The mystery boxes should be prepared before the activity. We use mystery boxes built with LEGO, as shown in figure 1. The internal structure is shown in figure 2. However, other mystery boxes can be used as well, for example, 3D-printed mystery boxes (

The mystery box setup includes the following:

  • A base: a base plate with an internal structure. Regular-sized LEGO can be used to build an internal structure on top of a base built with LEGO build plates.
  • A ball: a solid ball is placed inside the structure of the base.
  • Lid: LEGO build plates seal the box, so that the structure and the ball cannot be observed directly.
Figure 2: Inner structure of the LEGO mystery box; grey circle represents the ball
Image courtesy of the authors

The mystery boxes could also be built by a colleague and not the teacher directly. This reduces bias and enhances the experience of scientific exploration.

Important note: While it is tempting, NEVER open the mystery box, as that is not how science works. If students cannot resist the temptation, glue the box together (that’s what we did).

Activity 1: Discuss theoretical models

At the beginning of the activity, the students are split into groups of 3–4. The teacher introduces the mystery-box activity to the students by explaining how the observation will take place.


Each group of 3–4 students receives

  • Worksheet 1, showing the theoretical models (also shown in figure 3)
  • mini whiteboards and markers


  1. Examine the theoretical models shown in Worksheet 1.
  2. Devise experiments to test each theoretical model.
  3. Discuss the outcomes of the proposed experiments; for example, if the second model is correct, what will be the outcome of the proposed experiment?
  4. Discuss the limitations of the proposed experiments; for example, the fourth model in figure 3 contains an empty square in the corner, which cannot be observed using the ball.

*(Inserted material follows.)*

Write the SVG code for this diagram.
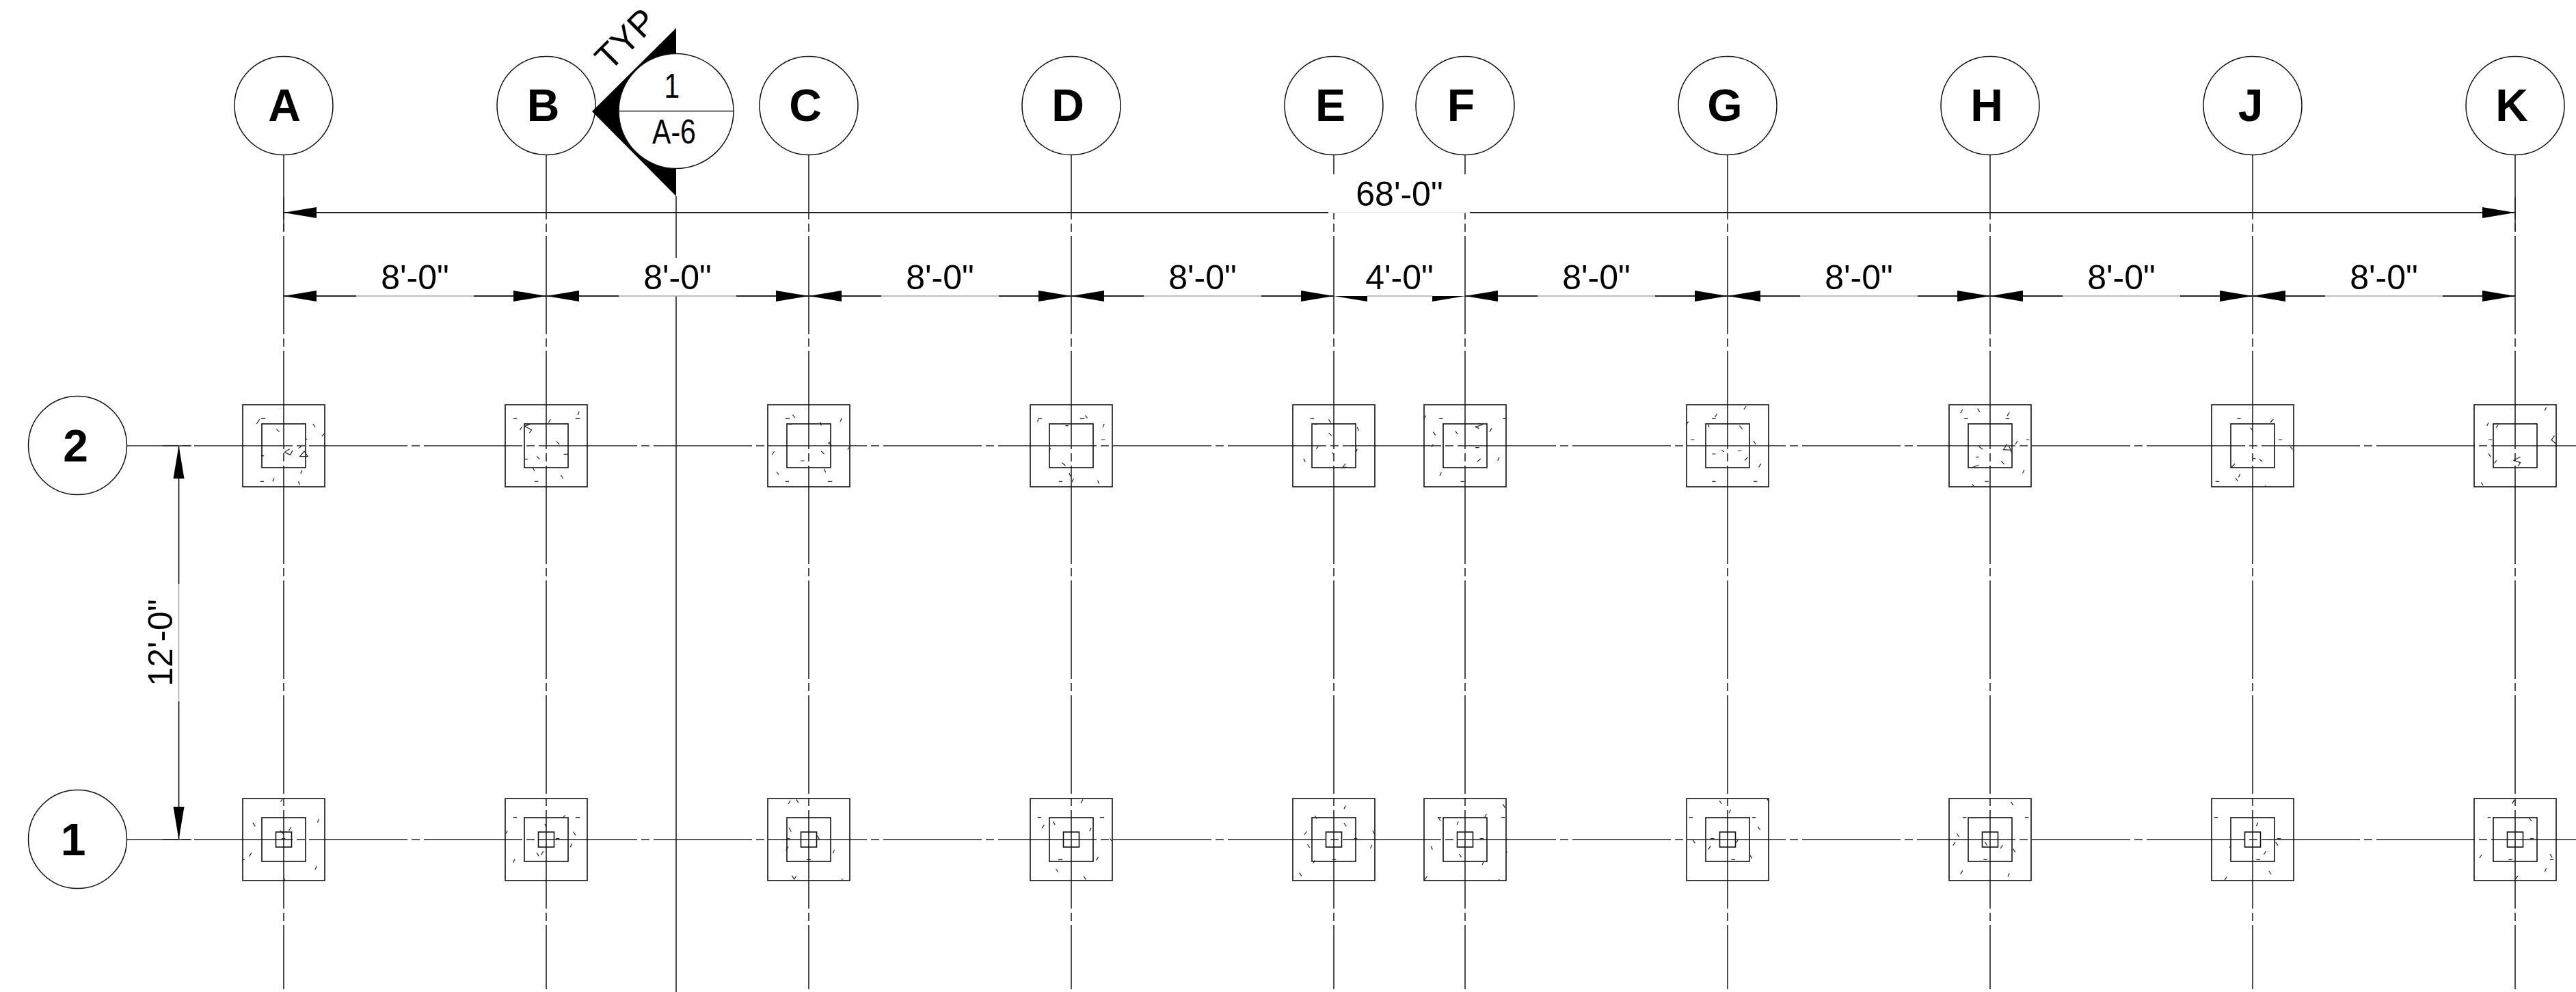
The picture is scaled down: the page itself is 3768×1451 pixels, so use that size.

Scientific research is most often guided by theoretical models. In particular, modern research investigations rarely begin with a neutral observation of a phenomenon. For example, the theoretical prediction of the Higgs boson in 1964 guided the development of experiments that discovered the Higgs boson in 2012 – 48 years later! However, in the past, scientific research often stemmed from direct observations.

Figure 3: Four theoretical models of the possible inner structure of a LEGO mystery box; grey circles represent the ball
Image courtesy of the authors

Activity 2: Infer a model from indirect observations

In this activity, students put their ideas from Activity 1 into practice and try to identify the structure of the mystery box.


Each group receives

  • LEGO mystery box with a hidden inner structure and a marble inside
  • mini whiteboards and markers


  1. Perform the experiments proposed in Activity 1. For example, examine the mystery box by turning the box around and listening to the ball as it rolls around inside, hitting the walls of the internal structure.
  2. Discuss possible internal structures and differences between observations and the four theoretical models that were provided.
  3. Infer a model of the inner structure based on observations and draw the model on a mini whiteboard.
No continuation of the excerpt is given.